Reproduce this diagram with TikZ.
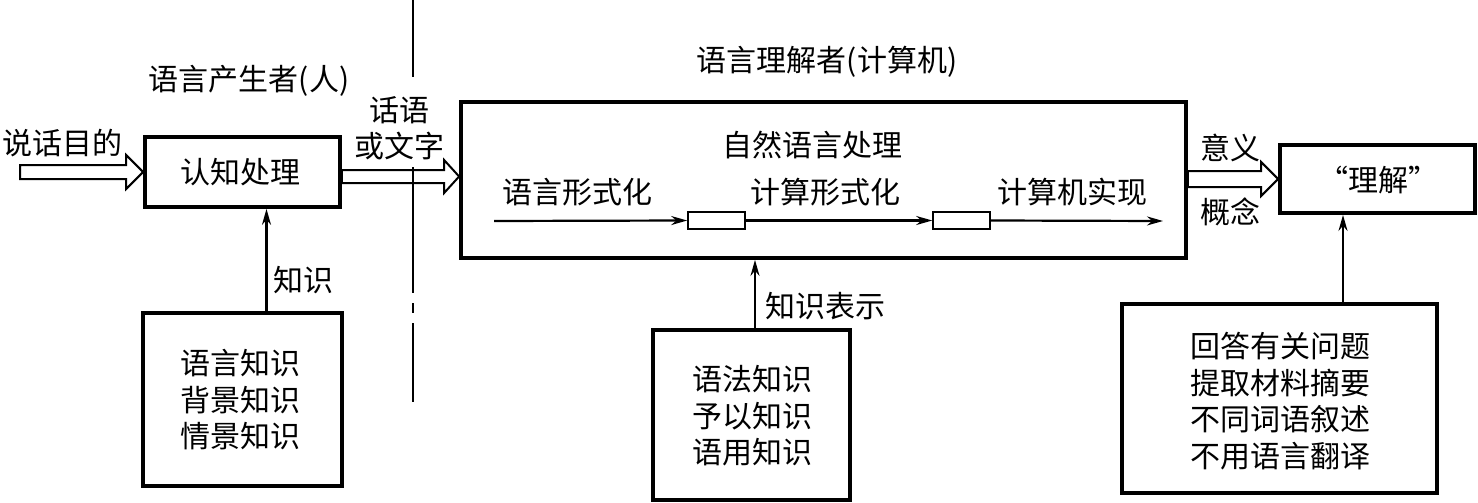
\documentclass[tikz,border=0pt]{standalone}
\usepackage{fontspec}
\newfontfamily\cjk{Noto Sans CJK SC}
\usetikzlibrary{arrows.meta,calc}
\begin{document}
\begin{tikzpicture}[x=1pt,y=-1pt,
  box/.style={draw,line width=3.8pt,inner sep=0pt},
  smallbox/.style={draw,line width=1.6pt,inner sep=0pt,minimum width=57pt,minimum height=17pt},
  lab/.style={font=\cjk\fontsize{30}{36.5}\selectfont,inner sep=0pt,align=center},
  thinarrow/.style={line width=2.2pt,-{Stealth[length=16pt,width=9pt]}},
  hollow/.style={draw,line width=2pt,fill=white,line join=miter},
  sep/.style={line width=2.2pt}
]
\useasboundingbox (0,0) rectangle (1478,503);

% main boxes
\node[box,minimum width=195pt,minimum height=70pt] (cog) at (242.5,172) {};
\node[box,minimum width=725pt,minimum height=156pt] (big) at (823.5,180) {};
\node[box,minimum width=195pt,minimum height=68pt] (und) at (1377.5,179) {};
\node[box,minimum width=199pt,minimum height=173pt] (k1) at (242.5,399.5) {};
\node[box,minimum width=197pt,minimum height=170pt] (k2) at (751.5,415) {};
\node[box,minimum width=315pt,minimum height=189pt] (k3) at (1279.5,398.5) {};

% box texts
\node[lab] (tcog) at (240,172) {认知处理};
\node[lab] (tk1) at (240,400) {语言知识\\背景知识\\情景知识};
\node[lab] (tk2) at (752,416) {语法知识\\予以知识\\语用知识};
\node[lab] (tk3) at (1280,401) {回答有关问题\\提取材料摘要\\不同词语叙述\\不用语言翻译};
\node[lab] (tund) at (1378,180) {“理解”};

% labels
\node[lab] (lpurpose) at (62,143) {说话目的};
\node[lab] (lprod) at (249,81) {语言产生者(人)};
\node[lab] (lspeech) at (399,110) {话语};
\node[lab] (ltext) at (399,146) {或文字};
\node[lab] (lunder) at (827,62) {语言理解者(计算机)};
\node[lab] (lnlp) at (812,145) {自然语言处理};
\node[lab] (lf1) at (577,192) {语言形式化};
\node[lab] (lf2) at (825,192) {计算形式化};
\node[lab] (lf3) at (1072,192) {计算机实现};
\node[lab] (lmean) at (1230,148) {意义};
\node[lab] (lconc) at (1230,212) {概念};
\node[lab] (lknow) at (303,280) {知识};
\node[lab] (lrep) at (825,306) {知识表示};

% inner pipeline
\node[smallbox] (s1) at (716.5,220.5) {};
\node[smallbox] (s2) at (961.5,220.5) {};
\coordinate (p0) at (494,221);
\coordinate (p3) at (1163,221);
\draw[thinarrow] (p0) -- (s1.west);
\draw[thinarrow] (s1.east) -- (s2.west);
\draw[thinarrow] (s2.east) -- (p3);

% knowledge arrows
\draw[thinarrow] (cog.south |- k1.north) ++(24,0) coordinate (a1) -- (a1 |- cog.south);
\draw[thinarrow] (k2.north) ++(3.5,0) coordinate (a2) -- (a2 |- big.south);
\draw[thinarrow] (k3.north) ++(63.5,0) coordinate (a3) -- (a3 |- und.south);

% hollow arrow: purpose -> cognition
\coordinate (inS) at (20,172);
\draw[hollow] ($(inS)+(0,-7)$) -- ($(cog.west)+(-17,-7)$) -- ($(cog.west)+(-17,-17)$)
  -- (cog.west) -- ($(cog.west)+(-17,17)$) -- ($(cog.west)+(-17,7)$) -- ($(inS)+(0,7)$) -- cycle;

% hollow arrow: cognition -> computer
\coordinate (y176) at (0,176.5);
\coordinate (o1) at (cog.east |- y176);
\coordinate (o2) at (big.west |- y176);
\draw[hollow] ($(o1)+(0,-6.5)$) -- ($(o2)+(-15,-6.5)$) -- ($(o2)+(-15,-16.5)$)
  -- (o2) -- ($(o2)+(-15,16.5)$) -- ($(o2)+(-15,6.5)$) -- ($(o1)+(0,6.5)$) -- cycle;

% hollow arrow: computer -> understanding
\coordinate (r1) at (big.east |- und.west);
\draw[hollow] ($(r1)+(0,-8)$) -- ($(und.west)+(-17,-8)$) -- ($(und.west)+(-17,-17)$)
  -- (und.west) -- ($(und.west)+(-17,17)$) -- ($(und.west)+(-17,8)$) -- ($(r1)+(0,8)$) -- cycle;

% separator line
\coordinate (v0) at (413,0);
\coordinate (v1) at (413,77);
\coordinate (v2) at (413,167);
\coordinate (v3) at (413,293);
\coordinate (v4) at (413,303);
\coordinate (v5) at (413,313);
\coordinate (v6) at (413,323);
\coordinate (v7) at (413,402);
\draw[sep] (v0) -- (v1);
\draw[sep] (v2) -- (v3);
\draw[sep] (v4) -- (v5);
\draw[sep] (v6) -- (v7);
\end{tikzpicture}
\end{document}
* * * * *
* [Task prompt]: Quote the material exactly. Pictures stay out.

* [Answer below]:
Reproduce this diagram with TikZ.
\documentclass[tikz,border=0pt]{standalone}
\usepackage{fontspec}
\newfontfamily\cjk{Noto Sans CJK SC}
\usetikzlibrary{arrows.meta,calc}
\begin{document}
\begin{tikzpicture}[x=1pt,y=-1pt,
  box/.style={draw,line width=3.8pt,inner sep=0pt},
  smallbox/.style={draw,line width=1.6pt,inner sep=0pt,minimum width=57pt,minimum height=17pt},
  lab/.style={font=\cjk\fontsize{30}{36.5}\selectfont,inner sep=0pt,align=center},
  thinarrow/.style={line width=2.2pt,-{Stealth[length=16pt,width=9pt]}},
  hollow/.style={draw,line width=2pt,fill=white,line join=miter},
  sep/.style={line width=2.2pt}
]
\useasboundingbox (0,0) rectangle (1478,503);

% main boxes
\node[box,minimum width=195pt,minimum height=70pt] (cog) at (242.5,172) {};
\node[box,minimum width=725pt,minimum height=156pt] (big) at (823.5,180) {};
\node[box,minimum width=195pt,minimum height=68pt] (und) at (1377.5,179) {};
\node[box,minimum width=199pt,minimum height=173pt] (k1) at (242.5,399.5) {};
\node[box,minimum width=197pt,minimum height=170pt] (k2) at (751.5,415) {};
\node[box,minimum width=315pt,minimum height=189pt] (k3) at (1279.5,398.5) {};

% box texts
\node[lab] (tcog) at (240,172) {认知处理};
\node[lab] (tk1) at (240,400) {语言知识\\背景知识\\情景知识};
\node[lab] (tk2) at (752,416) {语法知识\\予以知识\\语用知识};
\node[lab] (tk3) at (1280,401) {回答有关问题\\提取材料摘要\\不同词语叙述\\不用语言翻译};
\node[lab] (tund) at (1378,180) {“理解”};

% labels
\node[lab] (lpurpose) at (62,143) {说话目的};
\node[lab] (lprod) at (249,81) {语言产生者(人)};
\node[lab] (lspeech) at (399,110) {话语};
\node[lab] (ltext) at (399,146) {或文字};
\node[lab] (lunder) at (827,62) {语言理解者(计算机)};
\node[lab] (lnlp) at (812,145) {自然语言处理};
\node[lab] (lf1) at (577,192) {语言形式化};
\node[lab] (lf2) at (825,192) {计算形式化};
\node[lab] (lf3) at (1072,192) {计算机实现};
\node[lab] (lmean) at (1230,148) {意义};
\node[lab] (lconc) at (1230,212) {概念};
\node[lab] (lknow) at (303,280) {知识};
\node[lab] (lrep) at (825,306) {知识表示};

% inner pipeline
\node[smallbox] (s1) at (716.5,220.5) {};
\node[smallbox] (s2) at (961.5,220.5) {};
\coordinate (p0) at (494,221);
\coordinate (p3) at (1163,221);
\draw[thinarrow] (p0) -- (s1.west);
\draw[thinarrow] (s1.east) -- (s2.west);
\draw[thinarrow] (s2.east) -- (p3);

% knowledge arrows
\draw[thinarrow] (cog.south |- k1.north) ++(24,0) coordinate (a1) -- (a1 |- cog.south);
\draw[thinarrow] (k2.north) ++(3.5,0) coordinate (a2) -- (a2 |- big.south);
\draw[thinarrow] (k3.north) ++(63.5,0) coordinate (a3) -- (a3 |- und.south);

% hollow arrow: purpose -> cognition
\coordinate (inS) at (20,172);
\draw[hollow] ($(inS)+(0,-7)$) -- ($(cog.west)+(-17,-7)$) -- ($(cog.west)+(-17,-17)$)
  -- (cog.west) -- ($(cog.west)+(-17,17)$) -- ($(cog.west)+(-17,7)$) -- ($(inS)+(0,7)$) -- cycle;

% hollow arrow: cognition -> computer
\coordinate (y176) at (0,176.5);
\coordinate (o1) at (cog.east |- y176);
\coordinate (o2) at (big.west |- y176);
\draw[hollow] ($(o1)+(0,-6.5)$) -- ($(o2)+(-15,-6.5)$) -- ($(o2)+(-15,-16.5)$)
  -- (o2) -- ($(o2)+(-15,16.5)$) -- ($(o2)+(-15,6.5)$) -- ($(o1)+(0,6.5)$) -- cycle;

% hollow arrow: computer -> understanding
\coordinate (r1) at (big.east |- und.west);
\draw[hollow] ($(r1)+(0,-8)$) -- ($(und.west)+(-17,-8)$) -- ($(und.west)+(-17,-17)$)
  -- (und.west) -- ($(und.west)+(-17,17)$) -- ($(und.west)+(-17,8)$) -- ($(r1)+(0,8)$) -- cycle;

% separator line
\coordinate (v0) at (413,0);
\coordinate (v1) at (413,77);
\coordinate (v2) at (413,167);
\coordinate (v3) at (413,293);
\coordinate (v4) at (413,303);
\coordinate (v5) at (413,313);
\coordinate (v6) at (413,323);
\coordinate (v7) at (413,402);
\draw[sep] (v0) -- (v1);
\draw[sep] (v2) -- (v3);
\draw[sep] (v4) -- (v5);
\draw[sep] (v6) -- (v7);
\end{tikzpicture}
\end{document}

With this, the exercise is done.